> _Plotting code records_
++++++++++++++++++++
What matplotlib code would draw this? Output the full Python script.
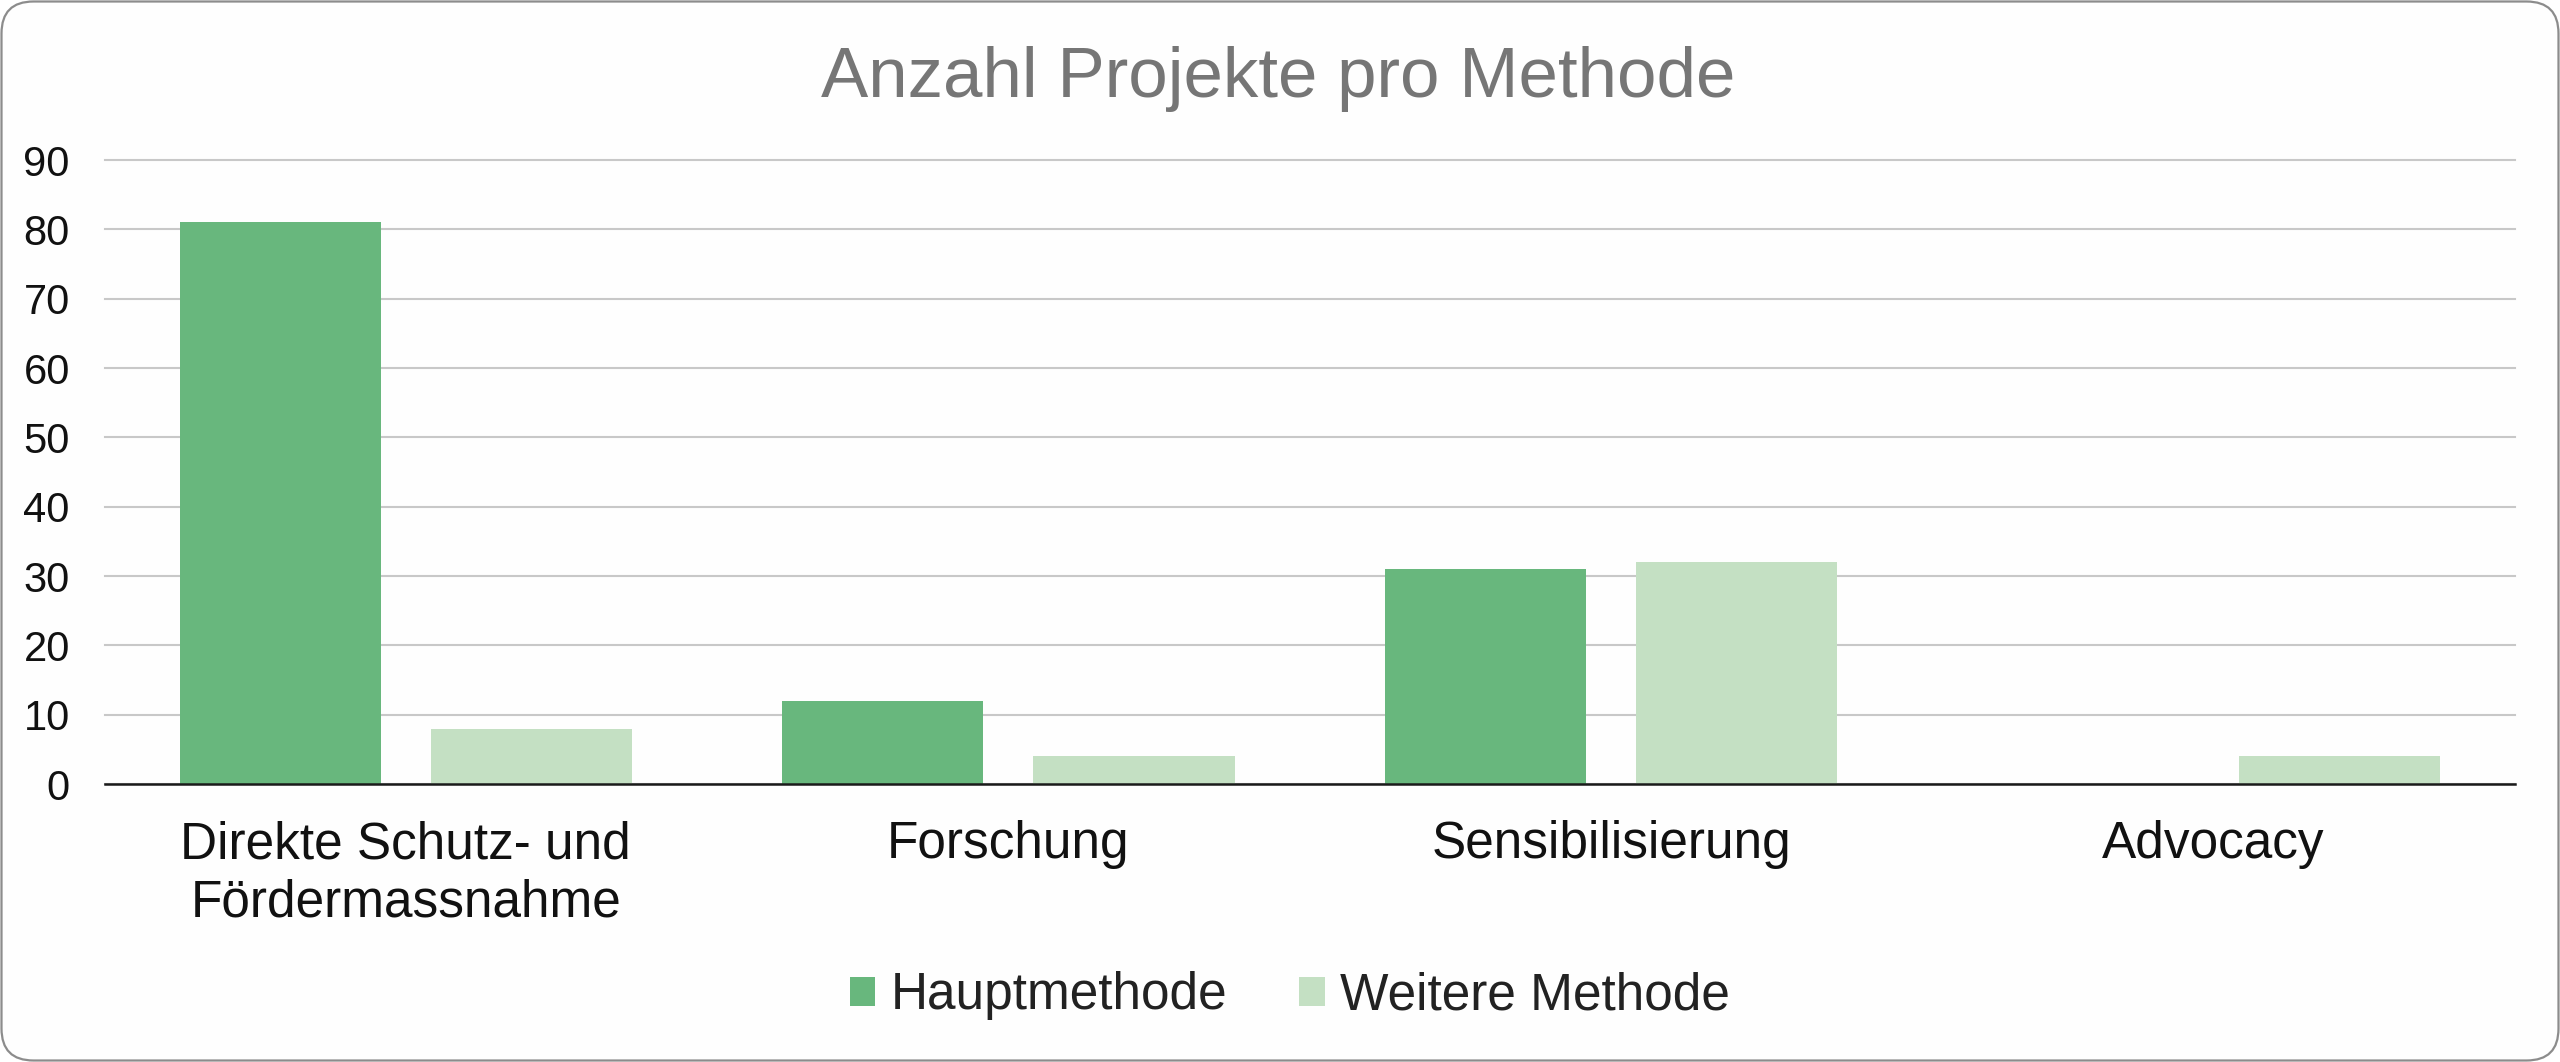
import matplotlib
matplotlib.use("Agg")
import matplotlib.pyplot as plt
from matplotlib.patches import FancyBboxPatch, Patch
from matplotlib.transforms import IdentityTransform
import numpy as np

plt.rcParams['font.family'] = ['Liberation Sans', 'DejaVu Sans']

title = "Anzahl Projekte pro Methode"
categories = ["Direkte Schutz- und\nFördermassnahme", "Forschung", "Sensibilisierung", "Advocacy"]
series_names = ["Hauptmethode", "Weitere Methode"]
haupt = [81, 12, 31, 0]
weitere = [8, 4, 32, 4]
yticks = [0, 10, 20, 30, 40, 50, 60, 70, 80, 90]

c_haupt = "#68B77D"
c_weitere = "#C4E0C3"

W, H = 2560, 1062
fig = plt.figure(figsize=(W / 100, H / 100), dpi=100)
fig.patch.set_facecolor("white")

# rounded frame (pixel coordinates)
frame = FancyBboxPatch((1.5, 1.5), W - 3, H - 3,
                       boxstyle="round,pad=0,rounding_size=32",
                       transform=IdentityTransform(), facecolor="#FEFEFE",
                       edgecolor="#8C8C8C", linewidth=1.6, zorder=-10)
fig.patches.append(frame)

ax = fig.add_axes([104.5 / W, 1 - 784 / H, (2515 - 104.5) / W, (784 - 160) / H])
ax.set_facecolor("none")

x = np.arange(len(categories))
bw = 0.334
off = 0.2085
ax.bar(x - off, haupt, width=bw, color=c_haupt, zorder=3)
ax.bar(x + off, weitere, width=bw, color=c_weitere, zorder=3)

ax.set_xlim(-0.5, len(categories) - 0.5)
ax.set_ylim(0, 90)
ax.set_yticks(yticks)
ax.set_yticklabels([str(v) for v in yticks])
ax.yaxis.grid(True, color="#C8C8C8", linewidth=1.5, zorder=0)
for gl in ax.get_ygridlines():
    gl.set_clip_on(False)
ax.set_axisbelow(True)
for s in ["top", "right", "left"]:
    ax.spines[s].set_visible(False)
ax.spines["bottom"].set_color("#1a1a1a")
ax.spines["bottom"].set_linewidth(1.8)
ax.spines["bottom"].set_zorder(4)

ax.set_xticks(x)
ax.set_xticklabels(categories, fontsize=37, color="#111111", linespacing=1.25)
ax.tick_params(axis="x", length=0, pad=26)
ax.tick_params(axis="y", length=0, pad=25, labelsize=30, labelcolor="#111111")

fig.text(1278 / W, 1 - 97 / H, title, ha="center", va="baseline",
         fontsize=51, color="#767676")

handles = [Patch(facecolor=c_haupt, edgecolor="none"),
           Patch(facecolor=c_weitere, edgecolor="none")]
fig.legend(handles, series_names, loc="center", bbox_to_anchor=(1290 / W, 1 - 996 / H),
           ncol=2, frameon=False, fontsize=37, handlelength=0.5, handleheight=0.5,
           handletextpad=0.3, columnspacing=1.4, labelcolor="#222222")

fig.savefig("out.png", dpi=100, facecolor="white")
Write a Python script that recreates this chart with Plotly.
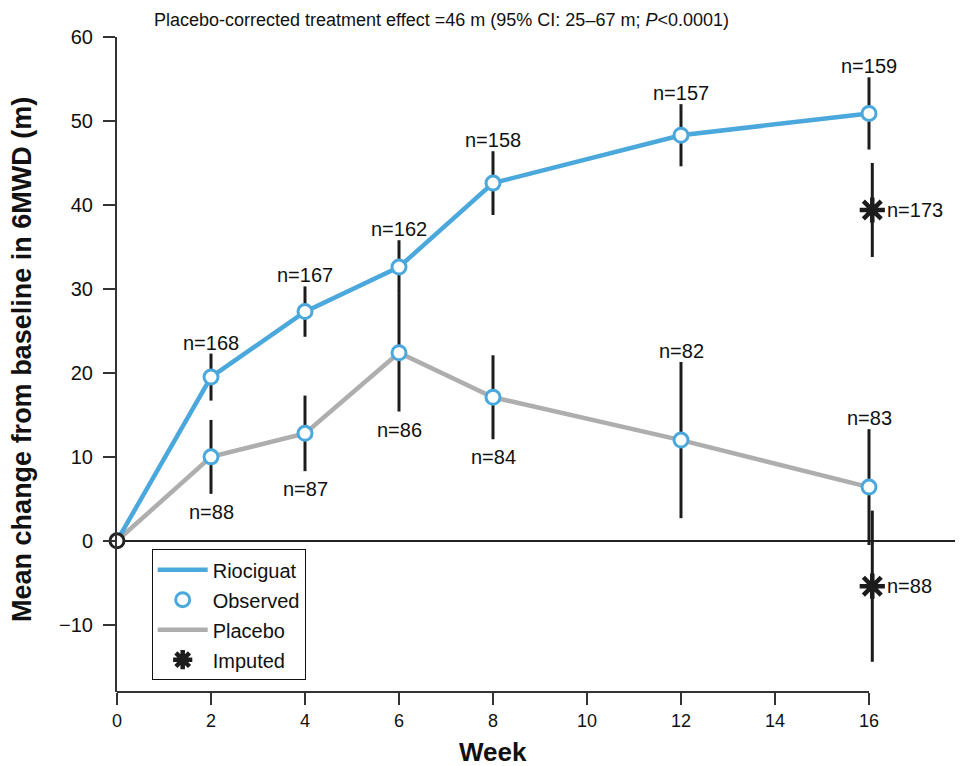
++++++++++++++++++++
The records above need to be restated word for word, with the pictures left out.

> _OUTPUT FOR THIS TASK_
What matplotlib code would draw this? Output the full Python script.
import matplotlib
matplotlib.use("Agg")
import matplotlib.pyplot as plt
from matplotlib.patches import FancyBboxPatch, Patch
from matplotlib.transforms import IdentityTransform
import numpy as np

plt.rcParams['font.family'] = ['Liberation Sans', 'DejaVu Sans']

title = "Anzahl Projekte pro Methode"
categories = ["Direkte Schutz- und\nFördermassnahme", "Forschung", "Sensibilisierung", "Advocacy"]
series_names = ["Hauptmethode", "Weitere Methode"]
haupt = [81, 12, 31, 0]
weitere = [8, 4, 32, 4]
yticks = [0, 10, 20, 30, 40, 50, 60, 70, 80, 90]

c_haupt = "#68B77D"
c_weitere = "#C4E0C3"

W, H = 2560, 1062
fig = plt.figure(figsize=(W / 100, H / 100), dpi=100)
fig.patch.set_facecolor("white")

# rounded frame (pixel coordinates)
frame = FancyBboxPatch((1.5, 1.5), W - 3, H - 3,
                       boxstyle="round,pad=0,rounding_size=32",
                       transform=IdentityTransform(), facecolor="#FEFEFE",
                       edgecolor="#8C8C8C", linewidth=1.6, zorder=-10)
fig.patches.append(frame)

ax = fig.add_axes([104.5 / W, 1 - 784 / H, (2515 - 104.5) / W, (784 - 160) / H])
ax.set_facecolor("none")

x = np.arange(len(categories))
bw = 0.334
off = 0.2085
ax.bar(x - off, haupt, width=bw, color=c_haupt, zorder=3)
ax.bar(x + off, weitere, width=bw, color=c_weitere, zorder=3)

ax.set_xlim(-0.5, len(categories) - 0.5)
ax.set_ylim(0, 90)
ax.set_yticks(yticks)
ax.set_yticklabels([str(v) for v in yticks])
ax.yaxis.grid(True, color="#C8C8C8", linewidth=1.5, zorder=0)
for gl in ax.get_ygridlines():
    gl.set_clip_on(False)
ax.set_axisbelow(True)
for s in ["top", "right", "left"]:
    ax.spines[s].set_visible(False)
ax.spines["bottom"].set_color("#1a1a1a")
ax.spines["bottom"].set_linewidth(1.8)
ax.spines["bottom"].set_zorder(4)

ax.set_xticks(x)
ax.set_xticklabels(categories, fontsize=37, color="#111111", linespacing=1.25)
ax.tick_params(axis="x", length=0, pad=26)
ax.tick_params(axis="y", length=0, pad=25, labelsize=30, labelcolor="#111111")

fig.text(1278 / W, 1 - 97 / H, title, ha="center", va="baseline",
         fontsize=51, color="#767676")

handles = [Patch(facecolor=c_haupt, edgecolor="none"),
           Patch(facecolor=c_weitere, edgecolor="none")]
fig.legend(handles, series_names, loc="center", bbox_to_anchor=(1290 / W, 1 - 996 / H),
           ncol=2, frameon=False, fontsize=37, handlelength=0.5, handleheight=0.5,
           handletextpad=0.3, columnspacing=1.4, labelcolor="#222222")

fig.savefig("out.png", dpi=100, facecolor="white")
Write a Python script that recreates this chart with Plotly.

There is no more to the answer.